When you're installing trim, crown molding or door frames, a corded or cordless brad nailer can help you finish the job quickly and efficiently. A brad nail gun drives brad nails into wood with high force and precision, which helps create a professional finish. This type of device comes in a wide variety of styles and sizes, depending on your nails' gauges of or if you're working in tight spaces. Before starting a big project, here are some tips on using a brad nailer.
This tool should be kept out of the reach of children. Always make sure you and any assistants are wearing safety glasses and earplugs while using the nail gun.
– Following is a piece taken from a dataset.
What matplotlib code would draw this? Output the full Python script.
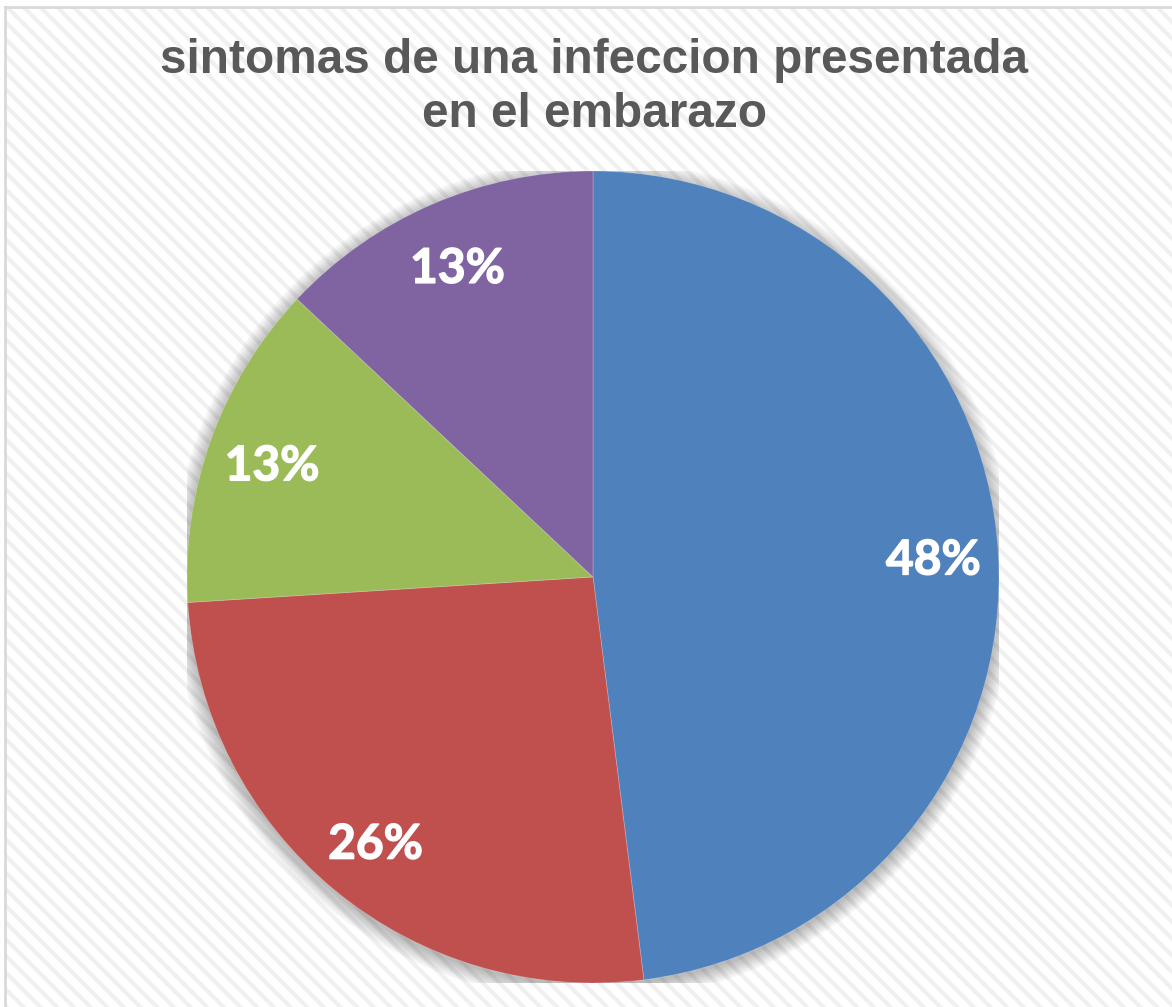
import matplotlib
matplotlib.use("Agg")
import matplotlib.pyplot as plt
import matplotlib.patheffects as pe
from matplotlib.patches import Rectangle, Circle

# chart data
titulo = ["sintomas de una infeccion presentada", "en el embarazo"]
porcentajes = [48, 26, 13, 13]
colores = ["#4F81BD", "#C0504D", "#9BBB59", "#8064A2"]

W, H = 1172, 1007
plt.rcParams['hatch.linewidth'] = 3.0
fig = plt.figure(figsize=(W / 100, H / 100), dpi=100)
fig.patch.set_facecolor("white")

# striped background + border on left/top
bg = Rectangle((6 / W, -0.01), 1.02 - 6 / W, 1.01 - 7 / H, transform=fig.transFigure,
               facecolor="white", edgecolor="#f0f0f0", hatch="\\\\", lw=0, zorder=-5)
fig.add_artist(bg)
fig.add_artist(plt.Line2D([5 / W, 5 / W], [0, 1 - 7 / H], color="#d9d9d9", lw=2,
                          transform=fig.transFigure, zorder=-4))
fig.add_artist(plt.Line2D([5 / W, 1.01], [1 - 7 / H, 1 - 7 / H], color="#d9d9d9", lw=2,
                          transform=fig.transFigure, zorder=-4))

# title
for linea, yb in zip(titulo, [73, 127]):
    fig.text(594 / W, 1 - yb / H, linea, ha="center", va="baseline",
             fontsize=34.4, fontweight="bold", color="#595959", family="Liberation Sans")

# pie axes: center (593,577), radius 406 px
cx, cy, r = 593, 577, 406
ax = fig.add_axes([(cx - r) / W, (H - cy - r) / H, 2 * r / W, 2 * r / H])
ax.set_zorder(2)
ax.patch.set_visible(False)
ax.axis("off")

# soft shadow
for k in range(12):
    ax.add_patch(Circle((0, -0.008), 1.0 + k * 0.0035, facecolor="#000000",
                        alpha=0.022, lw=0, zorder=0))

wedges, textos, autotextos = ax.pie(
    porcentajes, colors=colores, startangle=90, counterclock=False,
    autopct="%1.0f%%", pctdistance=0.84, radius=1.0,
    wedgeprops=dict(lw=0.6, edgecolor="#ffffff40"),
    textprops=dict(color="white", fontsize=34.5, fontweight="bold", family="Lato"))
for w in wedges:
    w.set_zorder(2)
for t in autotextos:
    t.set_zorder(3)
    t.set_path_effects([pe.withStroke(linewidth=1.0, foreground="white")])
    x, y = t.get_position()
    t.set_position((x, y - 0.012))
ax.set_xlim(-1, 1)
ax.set_ylim(-1, 1)
ax.set_aspect("equal")

fig.savefig("out.png", dpi=100)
The glasses help protect your eyes from misfired nails or flying wood splinters while the earplugs soften any loud noises from nailing in a confined space. As with most home improvement projects, avoid wearing baggy clothing. If you wear a long-sleeved shirt, tightly roll the sleeves above your elbows.
When operating the nailer, keep your hands away from the nail's path. If you aren't using the device, don't squeeze or put your finger on the trigger. If you're changing nails, clearing jams or not using it, disconnect the air hose or power supply.
Select the right type of nails
Using a cordless or corded brad nailer properly depends on the type of brad nails required for the project. Choose a nail length that will go through the material and penetrate about three-quarters to an inch into the underlying wood. When doing fine work, such as securing miters, use short nails. Heavy-duty jobs, such as nailing down door jambs, typically call for long nails.
Sink the nail in the right spot
Don't try to place a nail too close to the end of a piece of trim because wood could split along the grain. Remember that every type of wood has unique splitting properties, and thicker pieces of wood usually can be nailed closer to the edge than thinner pieces. In most cases, nails should be fastened half an inch or more from the end of the wood piece.
Make necessary adjustments
Adjust the air pressure as needed to drive in a nail. Some models let you adjust the nosepiece to control how deeply the nail is driven. If the nail hits a knot or accidently pops out, cut off the protruding nail end with nipper pliers and use a nail set to tap in any metal that remains.
Remember to disconnect the air hose or power supply before fixing your device. If the clip has nails in it but nothing comes out, lubricate the nail feed mechanism. If you pull the trigger and nothing happens, try adjusting the air pressure. When a jam occurs, disconnect the nailer and consult your owner's manual for information about how to safely remove a jammed nail.